Statement Regarding the Supreme Court Decision in Romer v. Evans (Steps of the Bannock County Courthouse, May 26, 1996)

 

            The Supreme Court’s decision striking down Colorado’s Amendment 2 vindicates the wisdom of Idaho voters in 1994 NOT to pass Proposition 1.  The ruling (by a 6-3 vote) squarely states that Colorado’s Amendment 2 violates the Fourteenth Amendment’s “equal protection clause.”

            This decision has direct applicability to the new initiative drafted by the Idaho Citizens’ Alliance.  The intent of the new initiative, with its title -- ”Family and Child Protection Act,” is to establish a “rational basis” by which the State of Idaho may discriminate against homosexuals.  The Supreme Court, however, refused to allow rational basis in the Amendment 2 case; that is, the State of Colorado failed to establish a rationale for its actions, beyond that of discriminating against a class of people in violation of the 14th Amendment.  Likewise, the specific intent of the new Proposition 1 in Idaho is to single out a specific group and deny that group the right to use the political process for protection, not to protect families and children.  The state will not be able to prove “rational basis.”  The Colorado District Court, in its decision which the Supreme Court upheld yesterday, put it this way: “[I]f one wished to promote family values, action would be taken that is pro-family, rather than anti- some specific group.”  In addition, the Supreme Court found fault with the language of Amendment 2, and Idaho’s new Proposition 1 is similarly unconstitutionally vague and, therefore, unenforceable.

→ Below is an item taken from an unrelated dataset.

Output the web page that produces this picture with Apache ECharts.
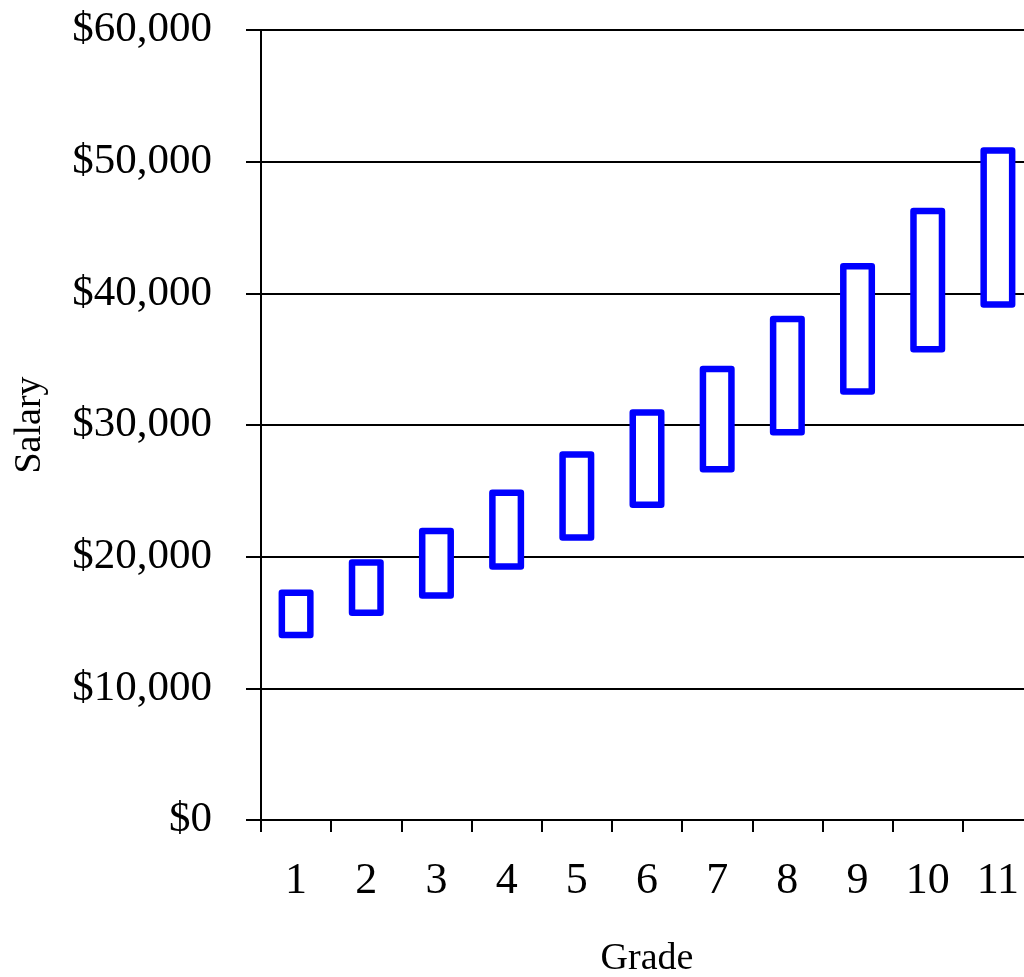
<!DOCTYPE html>
<html>
<head>
<meta charset="utf-8">
<style>
  html, body { margin: 0; padding: 0; background: #ffffff; }
  #chart { width: 1024px; height: 977px; }
</style>
<script src="https://cdn.jsdelivr.net/npm/echarts@6/dist/echarts.min.js"></script>
</head>
<body>
<div id="chart"></div>
<script>
// Salary range for each grade: bottom and top of the range
const grades = ['1', '2', '3', '4', '5', '6', '7', '8', '9', '10', '11'];
const salaryMin = [13800, 15500, 16800, 19000, 21200, 23700, 26400, 29200, 32300, 35500, 38900];
const salaryMax = [17500, 19800, 22200, 25100, 28000, 31200, 34500, 38300, 42300, 46500, 51100];
const yTicks = [0, 10000, 20000, 30000, 40000, 50000, 60000];

const spans = salaryMax.map((v, i) => v - salaryMin[i]);
const fontFamily = '"Liberation Serif", "DejaVu Serif", serif';

const chart = echarts.init(document.getElementById('chart'), null, { renderer: 'canvas' });

chart.setOption({
  animation: false,
  backgroundColor: '#ffffff',
  grid: {
    left: 261, top: 30, width: 772, height: 790,
    containLabel: false,
    outerBoundsMode: 'none'
  },
  xAxis: {
    type: 'category',
    data: grades,
    name: 'Grade',
    nameLocation: 'middle',
    nameGap: 120,
    nameTextStyle: { fontFamily, fontSize: 38, color: '#000' },
    axisLine: { show: true, lineStyle: { color: '#000', width: 2 } },
    axisTick: { show: true, alignWithLabel: false, length: 12, lineStyle: { color: '#000', width: 2 } },
    axisLabel: { fontFamily, fontSize: 44, color: '#000', margin: 39, interval: 0 },
    splitLine: { show: false }
  },
  yAxis: {
    type: 'value',
    min: yTicks[0],
    max: yTicks[yTicks.length - 1],
    interval: 10000,
    name: 'Salary',
    nameLocation: 'middle',
    nameGap: 212,
    nameRotate: 90,
    nameTextStyle: { fontFamily, fontSize: 38, color: '#000' },
    axisLine: { show: true, lineStyle: { color: '#000', width: 2 } },
    axisTick: { show: true, length: 15, lineStyle: { color: '#000', width: 2 } },
    axisLabel: {
      fontFamily, fontSize: 43, color: '#000', margin: 49,
      formatter: v => '$' + v.toLocaleString('en-US')
    },
    splitLine: { show: true, lineStyle: { color: '#000', width: 2 } }
  },
  series: [
    {
      name: 'base',
      type: 'bar',
      stack: 'range',
      data: salaryMin,
      barWidth: 35,
      itemStyle: { color: 'transparent' },
      silent: true
    },
    {
      name: 'range',
      type: 'bar',
      stack: 'range',
      data: spans,
      barWidth: 35,
      itemStyle: {
        color: '#ffffff',
        borderColor: '#0000ff',
        borderWidth: 6.5,
        borderJoin: 'round'
      }
    }
  ]
});
</script>
</body>
</html>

            One final point.  Proponents of Idaho’s new Proposition 1 will undoubtedly promote Justice Scalia’s dissenting opinion, that denial of preferential treatment does not violate equal protection.  Based upon almost all of the federal courts’ rulings to date -- including the ruling of the nation’s highest court, of which he is a member -- it is reasonable to conclude that Justice Scalia is wrong.  This ruling would go a long way toward ending “America’s cultural wars” (his words) if he will support it.

            The people of a state cannot put fundamental rights to a vote.  The equal protection clause of the 14th Amendment IS the supreme law of the land -- in Colorado, in Idaho, and in all the 50 states.